At the center of the District Court's analysis are the principles established in Fort Halifax Packing Co., Inc. v. Coyne, 482 U.S. 1 (1987), the seminal case on the question of what constitutes an ERISA plan. In Fort Halifax the Supreme Court of the United States considered whether a Maine statute requiring employers to pay certain terminated employees one week's wages for each year of service was preempted by ERISA. The primary issue was whether the Maine statute constituted a state-mandated employee benefit plan that should be preempted by ERISA. In addressing this question, the Supreme Court offered a critical observation or benchmark for determining when an arrangement should be considered subject to ERISA. Specifically, the Court stated that an employee benefit package or program will only constitute a "plan" under ERISA if it "requires an ongoing administrative program to meet the employer's obligation." Fort Halifax, 482 U.S. at 11. On that basis, the Court concluded that the obligation to pay a one-time lump sum benefit trigged by a single event does not constitute a "plan" under ERISA.
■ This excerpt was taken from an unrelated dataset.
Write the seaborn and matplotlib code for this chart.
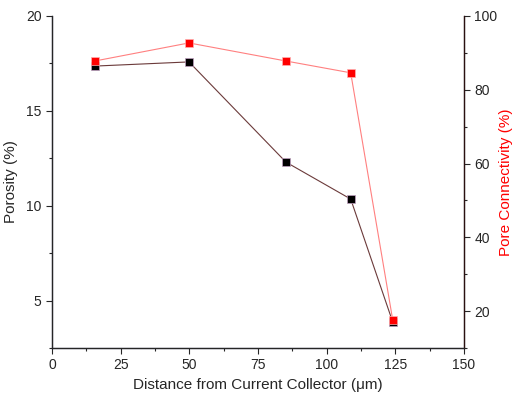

Relying on this fundamental principle, the court in Aguirre-Santos found that Pfizer's severance program did not constitute an ERISA plan. The District Court noted that Pfizer's severance program did not require any ongoing administrative discretion as it offered benefit payments over a period of weeks in an amount dictated by an employee's base salary and years of service. Moreover, the program provided insurance benefits for a time period stated in each employee's employment contract and did not require any ongoing decisions regarding employees that could be excluded from the program. In sum, the District Court found that because there was nothing discretionary about the timing, amount, or form of the benefit payments, Pfizer's severance program did not "rise to the level of an ongoing administrative scheme." Aguirre-Santos, 2013 WL 5724061 at *2.
ERISA and its implementing regulations are complex, susceptible to various interpretations, and frequently developed by way of complicated multifactor tests. Fortunately, some questions – when properly framed – can be answered through more straightforward analysis. The Aguirre-Santos case reminds us that sometimes a one-time payment to a group of employees is just that, and something more must be involved – an arrangement requiring multiple decisions, or an exercise of discretion, or a set of administrative requirements that must be applied over time – in order to rise to the level of an ERISA plan. We take some comfort in that.